**DATA SEGMENT**
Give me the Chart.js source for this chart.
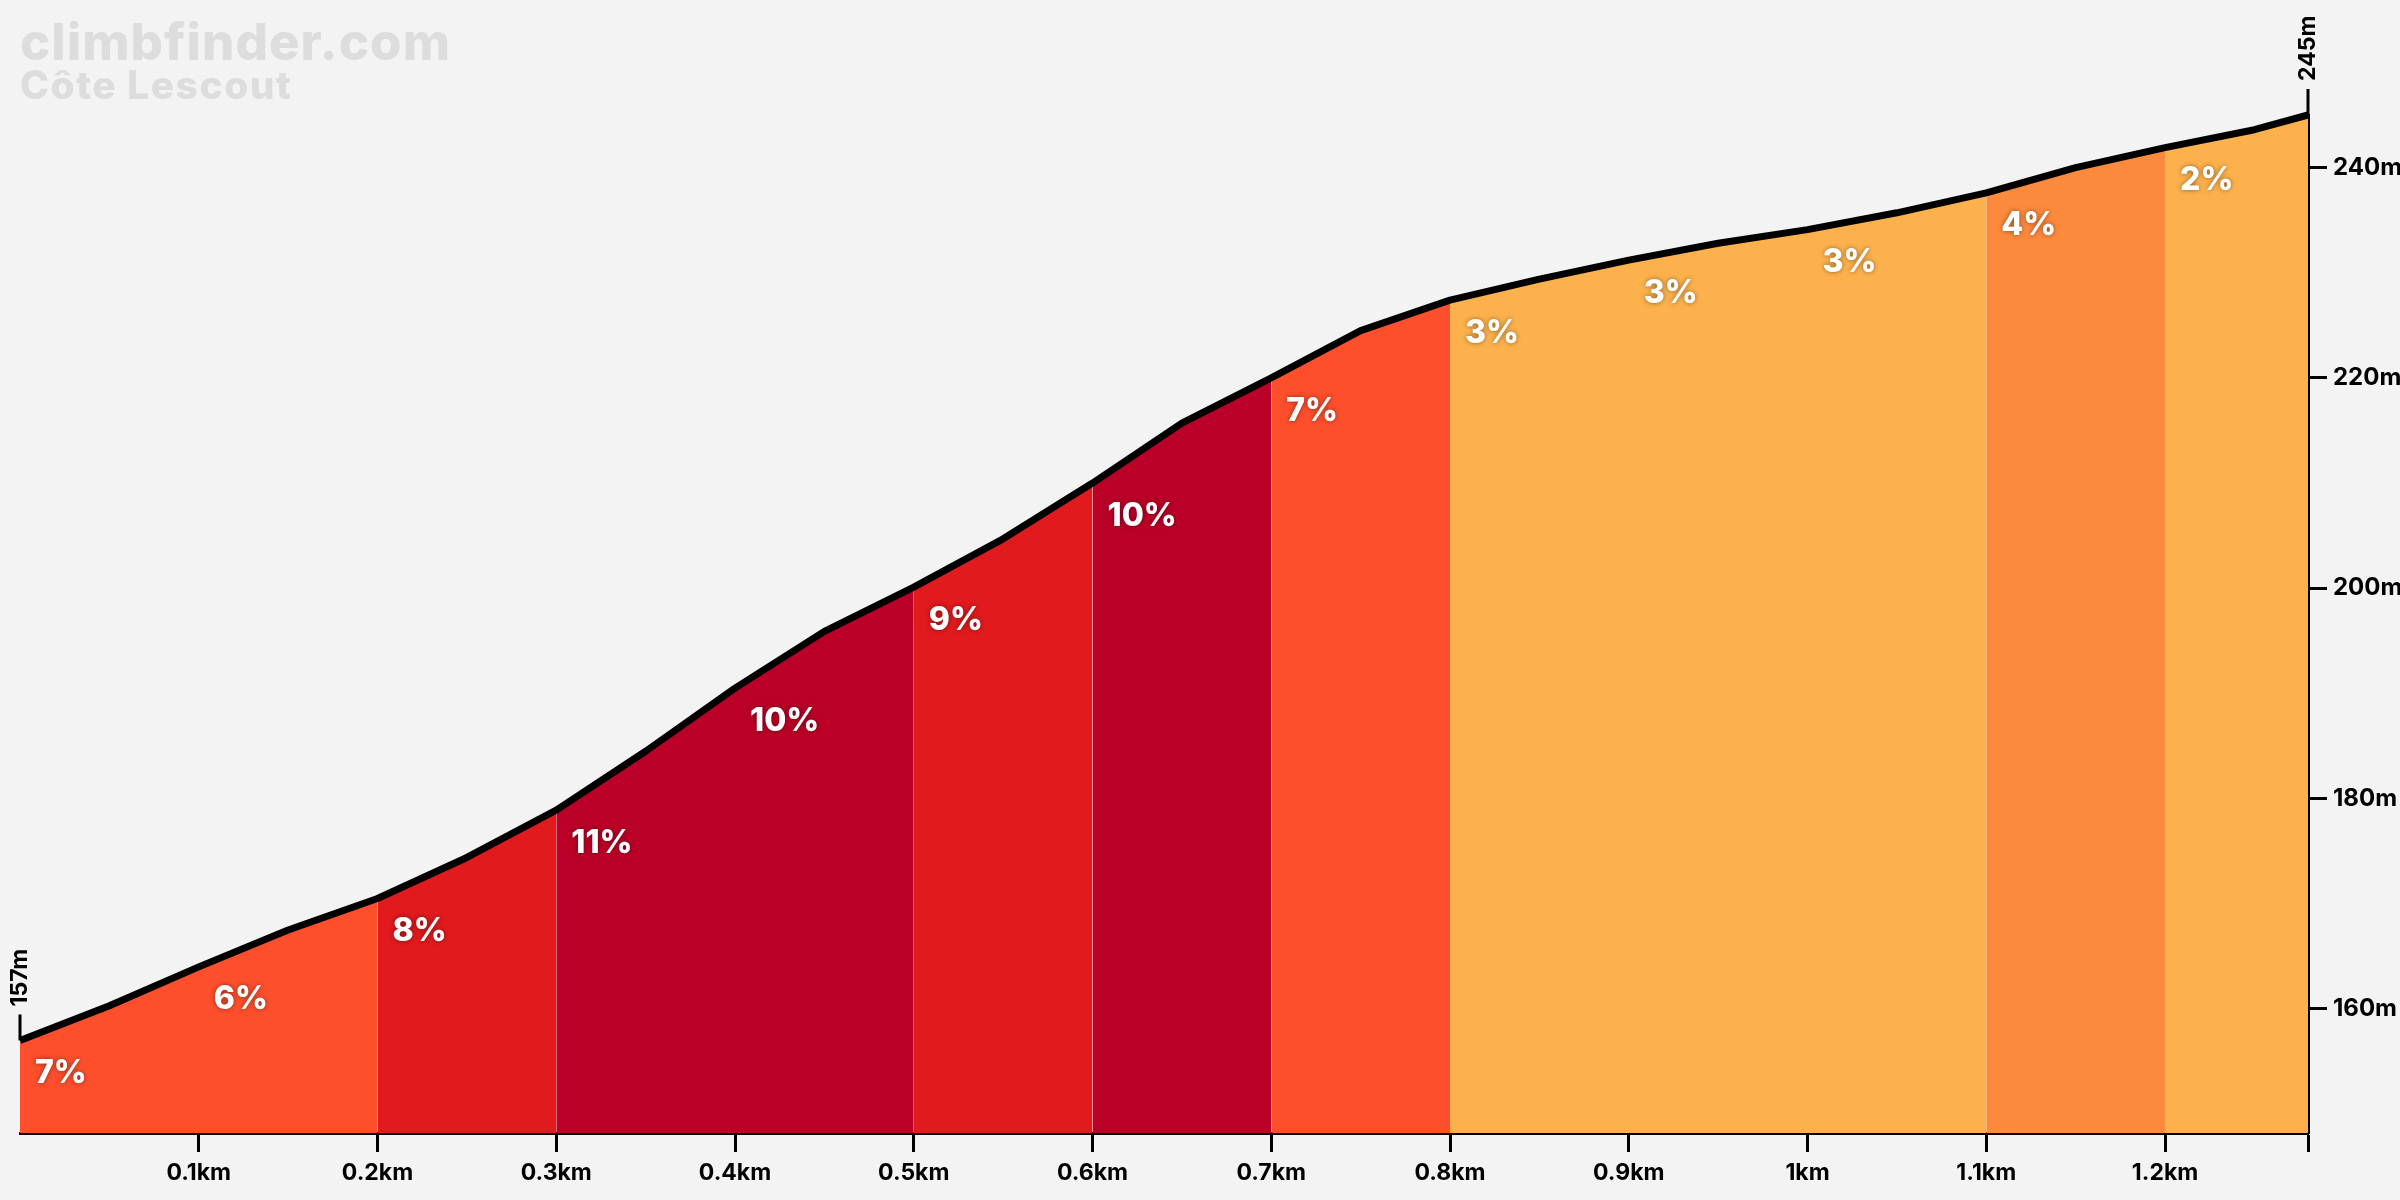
<!DOCTYPE html>
<html>
<head>
<meta charset="utf-8">
<script src="https://cdn.jsdelivr.net/npm/chart.js@4.4.1/dist/chart.umd.min.js"></script>
<style>
    html, body { margin: 0; padding: 0; background: #f3f3f3; }
    canvas { display: block; }
</style>
</head>
<body>
<canvas id="profileChart" width="2400" height="1200"></canvas>
<script>
// profile
const distKm = [0, 0.05, 0.1, 0.15, 0.2, 0.25, 0.3, 0.35, 0.4, 0.45, 0.5, 0.55, 0.6, 0.65,
    0.7, 0.75, 0.8, 0.85, 0.9, 0.95, 1.0, 1.05, 1.1, 1.15, 1.2, 1.25, 1.28];
const elevM = [157, 160.3, 164.0, 167.5, 170.5, 174.4, 178.9, 184.5, 190.5, 195.9, 200.1, 204.7, 210.0, 215.7,
    220.0, 224.5, 227.4, 229.4, 231.2, 232.8, 234.1, 235.7, 237.6, 240.0, 241.9, 243.6, 245];

// sections of 100 m and their gradient
const sectionStart = [0, 0.1, 0.2, 0.3, 0.4, 0.5, 0.6, 0.7, 0.8, 0.9, 1.0, 1.1, 1.2];
const sectionGrade = [7, 6, 8, 11, 10, 9, 10, 7, 3, 3, 3, 4, 2];

const xTicks = [0.1, 0.2, 0.3, 0.4, 0.5, 0.6, 0.7, 0.8, 0.9, 1.0, 1.1, 1.2, 1.28];
const yTicks = [160, 180, 200, 220, 240];

const climbName = 'Côte Lescout';
const FONT = 'Inter, "Noto Sans", sans-serif';

const gradeColor = (g) => {
    if (g >= 10) return '#bb0027';
    if (g >= 8) return '#e01a1d';
    if (g >= 5) return '#fd4f2c';
    if (g >= 4) return '#fc8a3d';
    return '#fdb14c';
};

const endKm = distKm[distKm.length - 1];
const elevAt = (km) => {
    const i = distKm.findIndex(d => Math.abs(d - km) < 1e-6);
    return elevM[i];
};

// neighbouring sections with the same colour share one fill (no seams)
const runs = [];
sectionStart.forEach((s, i) => {
    const e = i + 1 < sectionStart.length ? sectionStart[i + 1] : endKm;
    const color = gradeColor(sectionGrade[i]);
    const last = runs[runs.length - 1];
    if (last && last.color === color) last.end = e;
    else runs.push({start: s, end: e, color});
});

const sectionSets = runs.map(r => {
    const pts = [];
    distKm.forEach((d, k) => {
        if (d >= r.start - 1e-6 && d <= r.end + 1e-6) pts.push({x: d, y: elevM[k]});
    });
    return {
        data: pts,
        backgroundColor: r.color,
        borderWidth: 0,
        pointRadius: 0,
        fill: 'start',
        tension: 0,
        clip: false
    };
});

const lineSet = {
    data: distKm.map((d, k) => ({x: d, y: elevM[k]})),
    borderColor: '#000',
    borderWidth: 7,
    pointRadius: 0,
    fill: false,
    tension: 0,
    clip: false,
    borderJoinStyle: 'round'
};

// labels: title, gradients, start/end heights
const labelPlugin = {
    id: 'labels',
    afterDatasetsDraw(chart) {
        const {ctx, scales: {x, y}} = chart;
        ctx.save();

        // title
        ctx.fillStyle = '#dddddd';
        ctx.textBaseline = 'alphabetic';
        ctx.textAlign = 'left';
        ctx.letterSpacing = '1px';
        ctx.font = `800 51px ${FONT}`;
        ctx.fillText('climbfinder.com', 20, 60);
        ctx.letterSpacing = '1.5px';
        ctx.font = `800 39px ${FONT}`;
        ctx.fillText(climbName, 20, 99);
        ctx.letterSpacing = '0px';

        // gradients
        ctx.font = `800 32px ${FONT}`;
        ctx.textBaseline = 'top';
        ctx.fillStyle = '#fff';
        ctx.shadowColor = 'rgba(0,0,0,0.45)';
        ctx.shadowBlur = 5;
        sectionStart.forEach((s, i) => {
            const px = x.getPixelForValue(s);
            const py = y.getPixelForValue(elevAt(s));
            ctx.fillText(`${sectionGrade[i]}%`, px + 15, py + 17);
        });
        ctx.shadowBlur = 0;
        ctx.shadowColor = 'transparent';

        // start / end markers
        ctx.fillStyle = '#000';
        ctx.strokeStyle = '#000';
        ctx.lineWidth = 3;
        ctx.font = `700 23px ${FONT}`;
        ctx.textBaseline = 'middle';
        ctx.textAlign = 'left';
        [[distKm[0], elevM[0]], [endKm, elevM[elevM.length - 1]]].forEach(([d, e]) => {
            const px = x.getPixelForValue(d);
            const py = y.getPixelForValue(e);
            ctx.beginPath();
            ctx.moveTo(px, py);
            ctx.lineTo(px, py - 26);
            ctx.stroke();
            ctx.save();
            ctx.translate(px, py - 34);
            ctx.rotate(-Math.PI / 2);
            ctx.fillText(`${Math.round(e)}m`, 0, 0);
            ctx.restore();
        });
        ctx.restore();
    }
};

const ctx = document.getElementById('profileChart').getContext('2d');
new Chart(ctx, {
    type: 'line',
    data: {datasets: [lineSet, ...sectionSets]},
    options: {
        responsive: false,
        animation: false,
        devicePixelRatio: 1,
        layout: {padding: {left: 20, top: 115, right: 0, bottom: 0}},
        plugins: {legend: {display: false}, tooltip: {enabled: false}},
        scales: {
            x: {
                type: 'linear',
                min: 0,
                max: endKm,
                afterBuildTicks: (axis) => { axis.ticks = xTicks.map(v => ({value: v})); },
                afterFit: (axis) => { axis.height = 67; },
                grid: {drawOnChartArea: false, drawTicks: true, tickLength: 19, tickWidth: 3, tickColor: '#000'},
                border: {display: true, color: '#000', width: 3},
                ticks: {
                    color: '#000',
                    padding: 7,
                    maxRotation: 0,
                    autoSkip: false,
                    font: {family: FONT, size: 23, weight: 700},
                    callback: (v) => Math.abs(v - endKm) < 1e-6 ? '' : `${+v.toFixed(1)}km`
                }
            },
            y: {
                type: 'linear',
                position: 'right',
                min: 148.2,
                max: 245,
                afterBuildTicks: (axis) => { axis.ticks = yTicks.map(v => ({value: v})); },
                afterFit: (axis) => { axis.width = 92; },
                grid: {drawOnChartArea: false, drawTicks: true, tickLength: 19, tickWidth: 3, tickColor: '#000'},
                border: {display: true, color: '#000', width: 3},
                ticks: {
                    color: '#000',
                    padding: 6,
                    font: {family: FONT, size: 24, weight: 700},
                    callback: (v) => `${v}m`
                }
            }
        }
    },
    plugins: [labelPlugin]
});
</script>
</body>
</html>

**WHAT THE TASK ASKS**
Repeat only the lines between the start of the data and the line with "const yTicks = [160, 180, 200, 220, 240];", including those two lines, and skip the pictures.

**EXERCISE RESPONSE**
Give me the Chart.js source for this chart.
<!DOCTYPE html>
<html>
<head>
<meta charset="utf-8">
<script src="https://cdn.jsdelivr.net/npm/chart.js@4.4.1/dist/chart.umd.min.js"></script>
<style>
    html, body { margin: 0; padding: 0; background: #f3f3f3; }
    canvas { display: block; }
</style>
</head>
<body>
<canvas id="profileChart" width="2400" height="1200"></canvas>
<script>
// profile
const distKm = [0, 0.05, 0.1, 0.15, 0.2, 0.25, 0.3, 0.35, 0.4, 0.45, 0.5, 0.55, 0.6, 0.65,
    0.7, 0.75, 0.8, 0.85, 0.9, 0.95, 1.0, 1.05, 1.1, 1.15, 1.2, 1.25, 1.28];
const elevM = [157, 160.3, 164.0, 167.5, 170.5, 174.4, 178.9, 184.5, 190.5, 195.9, 200.1, 204.7, 210.0, 215.7,
    220.0, 224.5, 227.4, 229.4, 231.2, 232.8, 234.1, 235.7, 237.6, 240.0, 241.9, 243.6, 245];

// sections of 100 m and their gradient
const sectionStart = [0, 0.1, 0.2, 0.3, 0.4, 0.5, 0.6, 0.7, 0.8, 0.9, 1.0, 1.1, 1.2];
const sectionGrade = [7, 6, 8, 11, 10, 9, 10, 7, 3, 3, 3, 4, 2];

const xTicks = [0.1, 0.2, 0.3, 0.4, 0.5, 0.6, 0.7, 0.8, 0.9, 1.0, 1.1, 1.2, 1.28];
const yTicks = [160, 180, 200, 220, 240];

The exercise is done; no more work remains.